▶ REQUIREMENTS:
Without including the pictures, copy out every line below.

▶ RECORDED DATA:
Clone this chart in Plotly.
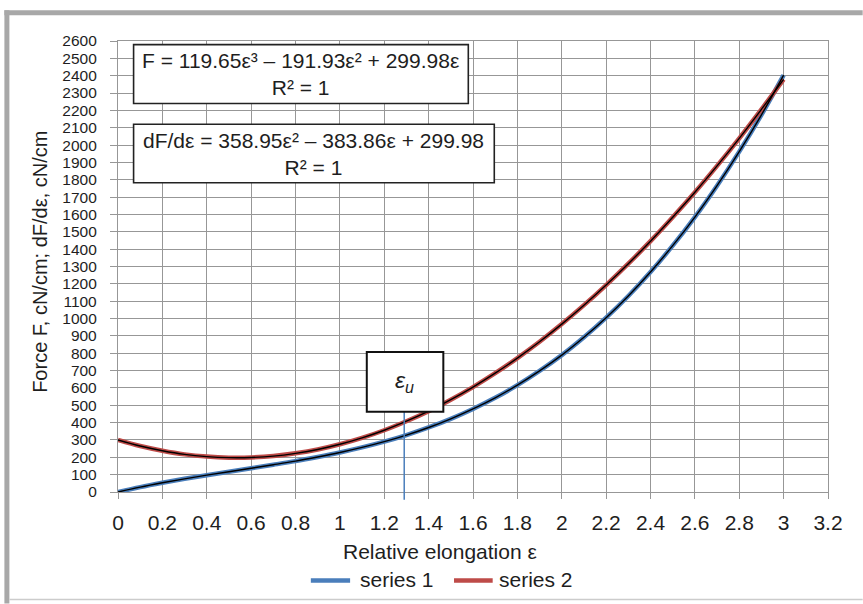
import plotly.graph_objects as go

# ---- data ----
eps = [0.0, 0.1, 0.2, 0.3, 0.4, 0.5, 0.6, 0.7, 0.8, 0.9, 1.0,
       1.1, 1.2, 1.3, 1.4, 1.5, 1.6, 1.7, 1.8, 1.9, 2.0,
       2.1, 2.2, 2.3, 2.4, 2.5, 2.6, 2.7, 2.8, 2.9, 3.0]
series1 = [0, 28, 53, 76, 97, 117, 137, 157, 178, 202, 228,
           257, 290, 328, 372, 422, 479, 543, 616, 698, 789,
           892, 1005, 1130, 1268, 1420, 1585, 1766, 1962, 2174, 2403]
series2 = [300, 265, 238, 217, 204, 198, 199, 207, 223, 245, 275,
           312, 356, 408, 466, 532, 605, 685, 772, 866, 968,
           1077, 1193, 1316, 1446, 1584, 1728, 1880, 2039, 2206, 2379]
series_names = ["series 1", "series 2"]
eps_u = 1.29
x_ticks = [0, 0.2, 0.4, 0.6, 0.8, 1, 1.2, 1.4, 1.6, 1.8, 2, 2.2, 2.4, 2.6, 2.8, 3, 3.2]
y_ticks = list(range(0, 2700, 100))
eq1 = ["F = 119.65ε³ – 191.93ε² + 299.98ε", "R² = 1"]
eq2 = ["dF/dε = 358.95ε² – 383.86ε + 299.98", "R² = 1"]

BLUE = "#4A7EBB"
RED = "#BE4B48"
GRID = "#979797"
TXT = "#1e1e1e"
FONT = "Liberation Sans, Arial, sans-serif"
FS = 21

# plot area in pixels
WIDTH, HEIGHT = 863, 604
L, R, T, B = 117.7, 828.3, 40.7, 492.3
PW, PH = R - L, B - T


def px(x):
    return (x - L) / PW


def py(y):
    return (B - y) / PH


fig = go.Figure()
fig.add_trace(go.Scatter(x=eps, y=series1, mode="lines", name=series_names[0],
                         line=dict(color=BLUE, width=4.5, shape="spline")))
fig.add_trace(go.Scatter(x=eps, y=series2, mode="lines", name=series_names[1],
                         line=dict(color=RED, width=4.5, shape="spline")))
fig.add_trace(go.Scatter(x=eps, y=series1, mode="lines", showlegend=False,
                         hoverinfo="skip", line=dict(color="black", width=1.4, shape="spline")))
fig.add_trace(go.Scatter(x=eps, y=series2, mode="lines", showlegend=False,
                         hoverinfo="skip", line=dict(color="black", width=1.4, shape="spline")))

shapes = []
# outer frame decorations
shapes.append(dict(type="line", xref="paper", yref="paper", x0=px(6.5), x1=px(6.5),
                   y0=py(10), y1=py(604), line=dict(color="#a8a8a8", width=5), layer="above"))
shapes.append(dict(type="line", xref="paper", yref="paper", x0=px(4), x1=px(863),
                   y0=py(12.5), y1=py(12.5), line=dict(color="#a8a8a8", width=5), layer="above"))
shapes.append(dict(type="line", xref="paper", yref="paper", x0=px(9), x1=px(863),
                   y0=py(600), y1=py(600), line=dict(color="#cccccc", width=1.5), layer="above"))

# equation boxes
for (x0, x1, y0, y1) in [(133.3, 468.3, 44.3, 103.3), (133.3, 494.3, 124, 182.7)]:
    shapes.append(dict(type="rect", xref="paper", yref="paper", x0=px(x0), x1=px(x1),
                       y0=py(y1), y1=py(y0), fillcolor="white",
                       line=dict(color="#222222", width=1.6), layer="above"))

# eps_u marker line and box
x_eps = eps_u / x_ticks[-1]
shapes.append(dict(type="line", xref="paper", yref="paper", x0=x_eps, x1=x_eps,
                   y0=py(500), y1=py(412), line=dict(color=BLUE, width=1.5), layer="above"))
shapes.append(dict(type="rect", xref="paper", yref="paper", x0=px(366.7), x1=px(443.3),
                   y0=py(412), y1=py(352), fillcolor="white",
                   line=dict(color="#111111", width=2), layer="above"))

# custom legend
legend_items = [(series_names[0], BLUE, 310.7, 350.0, 358.0),
                (series_names[1], RED, 454.0, 492.7, 497.0)]
for name, col, lx0, lx1, tx in legend_items:
    shapes.append(dict(type="line", xref="paper", yref="paper", x0=px(lx0), x1=px(lx1),
                       y0=py(581), y1=py(581), line=dict(color=col, width=4.5), layer="above"))

annotations = [
    dict(xref="paper", yref="paper", x=px(300.8), y=py(74), text="<br>".join(eq1),
         showarrow=False, align="center", xanchor="center", yanchor="middle",
         font=dict(family=FONT, size=FS, color=TXT)),
    dict(xref="paper", yref="paper", x=px(313.8), y=py(153.5), text="<br>".join(eq2),
         showarrow=False, align="center", xanchor="center", yanchor="middle",
         font=dict(family=FONT, size=FS, color=TXT)),
    dict(xref="paper", yref="paper", x=px(404), y=py(382), text="<i>ε<sub>u</sub></i>",
         showarrow=False, xanchor="center", yanchor="middle",
         font=dict(family=FONT, size=23, color=TXT)),
    dict(xref="paper", yref="paper", x=px(39.5), y=py(262),
         text="Force F, cN/cm; dF/dε, cN/cm", textangle=-90, showarrow=False,
         xanchor="center", yanchor="middle", font=dict(family=FONT, size=20, color=TXT)),
    dict(xref="paper", yref="paper", x=px(439.5), y=py(552),
         text="Relative elongation ε", showarrow=False,
         xanchor="center", yanchor="middle", font=dict(family=FONT, size=FS, color=TXT)),
]
for name, col, lx0, lx1, tx in legend_items:
    annotations.append(dict(xref="paper", yref="paper", x=px(tx), y=py(580), text=name,
                            showarrow=False, xanchor="left", yanchor="middle",
                            font=dict(family=FONT, size=FS, color=TXT)))

fig.update_layout(
    width=WIDTH, height=HEIGHT,
    margin=dict(l=L, r=WIDTH - R, t=T, b=HEIGHT - B, autoexpand=False),
    paper_bgcolor="white", plot_bgcolor="white",
    font=dict(family=FONT, color=TXT),
    showlegend=False,
    shapes=shapes, annotations=annotations,
)
fig.update_xaxes(range=[0, 3.2], tickvals=x_ticks, ticktext=[f"{v:g}" for v in x_ticks],
                 showgrid=True, gridcolor=GRID, gridwidth=1.3, zeroline=False,
                 showline=True, linecolor=GRID, linewidth=1.3, mirror=True,
                 ticks="outside", ticklen=6, tickcolor=GRID, tickwidth=1.3,
                 ticklabelstandoff=6,
                 tickfont=dict(family=FONT, size=FS, color=TXT), fixedrange=True)
fig.update_yaxes(range=[0, 2600], tickvals=y_ticks, ticktext=[str(v) for v in y_ticks],
                 showgrid=True, gridcolor=GRID, gridwidth=1.3, zeroline=False,
                 showline=True, linecolor=GRID, linewidth=1.3, mirror=True,
                 ticks="outside", ticklen=7, tickcolor=GRID, tickwidth=1.3,
                 ticklabelstandoff=10,
                 tickfont=dict(family=FONT, size=15.5, color=TXT), fixedrange=True)

fig.write_html("out.html")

▶ EXERCISE RESULT:
Clone this chart in Plotly.
import plotly.graph_objects as go

# ---- data ----
eps = [0.0, 0.1, 0.2, 0.3, 0.4, 0.5, 0.6, 0.7, 0.8, 0.9, 1.0,
       1.1, 1.2, 1.3, 1.4, 1.5, 1.6, 1.7, 1.8, 1.9, 2.0,
       2.1, 2.2, 2.3, 2.4, 2.5, 2.6, 2.7, 2.8, 2.9, 3.0]
series1 = [0, 28, 53, 76, 97, 117, 137, 157, 178, 202, 228,
           257, 290, 328, 372, 422, 479, 543, 616, 698, 789,
           892, 1005, 1130, 1268, 1420, 1585, 1766, 1962, 2174, 2403]
series2 = [300, 265, 238, 217, 204, 198, 199, 207, 223, 245, 275,
           312, 356, 408, 466, 532, 605, 685, 772, 866, 968,
           1077, 1193, 1316, 1446, 1584, 1728, 1880, 2039, 2206, 2379]
series_names = ["series 1", "series 2"]
eps_u = 1.29
x_ticks = [0, 0.2, 0.4, 0.6, 0.8, 1, 1.2, 1.4, 1.6, 1.8, 2, 2.2, 2.4, 2.6, 2.8, 3, 3.2]
y_ticks = list(range(0, 2700, 100))
eq1 = ["F = 119.65ε³ – 191.93ε² + 299.98ε", "R² = 1"]
eq2 = ["dF/dε = 358.95ε² – 383.86ε + 299.98", "R² = 1"]

BLUE = "#4A7EBB"
RED = "#BE4B48"
GRID = "#979797"
TXT = "#1e1e1e"
FONT = "Liberation Sans, Arial, sans-serif"
FS = 21

# plot area in pixels
WIDTH, HEIGHT = 863, 604
L, R, T, B = 117.7, 828.3, 40.7, 492.3
PW, PH = R - L, B - T


def px(x):
    return (x - L) / PW


def py(y):
    return (B - y) / PH


fig = go.Figure()
fig.add_trace(go.Scatter(x=eps, y=series1, mode="lines", name=series_names[0],
                         line=dict(color=BLUE, width=4.5, shape="spline")))
fig.add_trace(go.Scatter(x=eps, y=series2, mode="lines", name=series_names[1],
                         line=dict(color=RED, width=4.5, shape="spline")))
fig.add_trace(go.Scatter(x=eps, y=series1, mode="lines", showlegend=False,
                         hoverinfo="skip", line=dict(color="black", width=1.4, shape="spline")))
fig.add_trace(go.Scatter(x=eps, y=series2, mode="lines", showlegend=False,
                         hoverinfo="skip", line=dict(color="black", width=1.4, shape="spline")))

shapes = []
# outer frame decorations
shapes.append(dict(type="line", xref="paper", yref="paper", x0=px(6.5), x1=px(6.5),
                   y0=py(10), y1=py(604), line=dict(color="#a8a8a8", width=5), layer="above"))
shapes.append(dict(type="line", xref="paper", yref="paper", x0=px(4), x1=px(863),
                   y0=py(12.5), y1=py(12.5), line=dict(color="#a8a8a8", width=5), layer="above"))
shapes.append(dict(type="line", xref="paper", yref="paper", x0=px(9), x1=px(863),
                   y0=py(600), y1=py(600), line=dict(color="#cccccc", width=1.5), layer="above"))

# equation boxes
for (x0, x1, y0, y1) in [(133.3, 468.3, 44.3, 103.3), (133.3, 494.3, 124, 182.7)]:
    shapes.append(dict(type="rect", xref="paper", yref="paper", x0=px(x0), x1=px(x1),
                       y0=py(y1), y1=py(y0), fillcolor="white",
                       line=dict(color="#222222", width=1.6), layer="above"))

# eps_u marker line and box
x_eps = eps_u / x_ticks[-1]
shapes.append(dict(type="line", xref="paper", yref="paper", x0=x_eps, x1=x_eps,
                   y0=py(500), y1=py(412), line=dict(color=BLUE, width=1.5), layer="above"))
shapes.append(dict(type="rect", xref="paper", yref="paper", x0=px(366.7), x1=px(443.3),
                   y0=py(412), y1=py(352), fillcolor="white",
                   line=dict(color="#111111", width=2), layer="above"))

# custom legend
legend_items = [(series_names[0], BLUE, 310.7, 350.0, 358.0),
                (series_names[1], RED, 454.0, 492.7, 497.0)]
for name, col, lx0, lx1, tx in legend_items:
    shapes.append(dict(type="line", xref="paper", yref="paper", x0=px(lx0), x1=px(lx1),
                       y0=py(581), y1=py(581), line=dict(color=col, width=4.5), layer="above"))

annotations = [
    dict(xref="paper", yref="paper", x=px(300.8), y=py(74), text="<br>".join(eq1),
         showarrow=False, align="center", xanchor="center", yanchor="middle",
         font=dict(family=FONT, size=FS, color=TXT)),
    dict(xref="paper", yref="paper", x=px(313.8), y=py(153.5), text="<br>".join(eq2),
         showarrow=False, align="center", xanchor="center", yanchor="middle",
         font=dict(family=FONT, size=FS, color=TXT)),
    dict(xref="paper", yref="paper", x=px(404), y=py(382), text="<i>ε<sub>u</sub></i>",
         showarrow=False, xanchor="center", yanchor="middle",
         font=dict(family=FONT, size=23, color=TXT)),
    dict(xref="paper", yref="paper", x=px(39.5), y=py(262),
         text="Force F, cN/cm; dF/dε, cN/cm", textangle=-90, showarrow=False,
         xanchor="center", yanchor="middle", font=dict(family=FONT, size=20, color=TXT)),
    dict(xref="paper", yref="paper", x=px(439.5), y=py(552),
         text="Relative elongation ε", showarrow=False,
         xanchor="center", yanchor="middle", font=dict(family=FONT, size=FS, color=TXT)),
]
for name, col, lx0, lx1, tx in legend_items:
    annotations.append(dict(xref="paper", yref="paper", x=px(tx), y=py(580), text=name,
                            showarrow=False, xanchor="left", yanchor="middle",
                            font=dict(family=FONT, size=FS, color=TXT)))

fig.update_layout(
    width=WIDTH, height=HEIGHT,
    margin=dict(l=L, r=WIDTH - R, t=T, b=HEIGHT - B, autoexpand=False),
    paper_bgcolor="white", plot_bgcolor="white",
    font=dict(family=FONT, color=TXT),
    showlegend=False,
    shapes=shapes, annotations=annotations,
)
fig.update_xaxes(range=[0, 3.2], tickvals=x_ticks, ticktext=[f"{v:g}" for v in x_ticks],
                 showgrid=True, gridcolor=GRID, gridwidth=1.3, zeroline=False,
                 showline=True, linecolor=GRID, linewidth=1.3, mirror=True,
                 ticks="outside", ticklen=6, tickcolor=GRID, tickwidth=1.3,
                 ticklabelstandoff=6,
                 tickfont=dict(family=FONT, size=FS, color=TXT), fixedrange=True)
fig.update_yaxes(range=[0, 2600], tickvals=y_ticks, ticktext=[str(v) for v in y_ticks],
                 showgrid=True, gridcolor=GRID, gridwidth=1.3, zeroline=False,
                 showline=True, linecolor=GRID, linewidth=1.3, mirror=True,
                 ticks="outside", ticklen=7, tickcolor=GRID, tickwidth=1.3,
                 ticklabelstandoff=10,
                 tickfont=dict(family=FONT, size=15.5, color=TXT), fixedrange=True)

fig.write_html("out.html")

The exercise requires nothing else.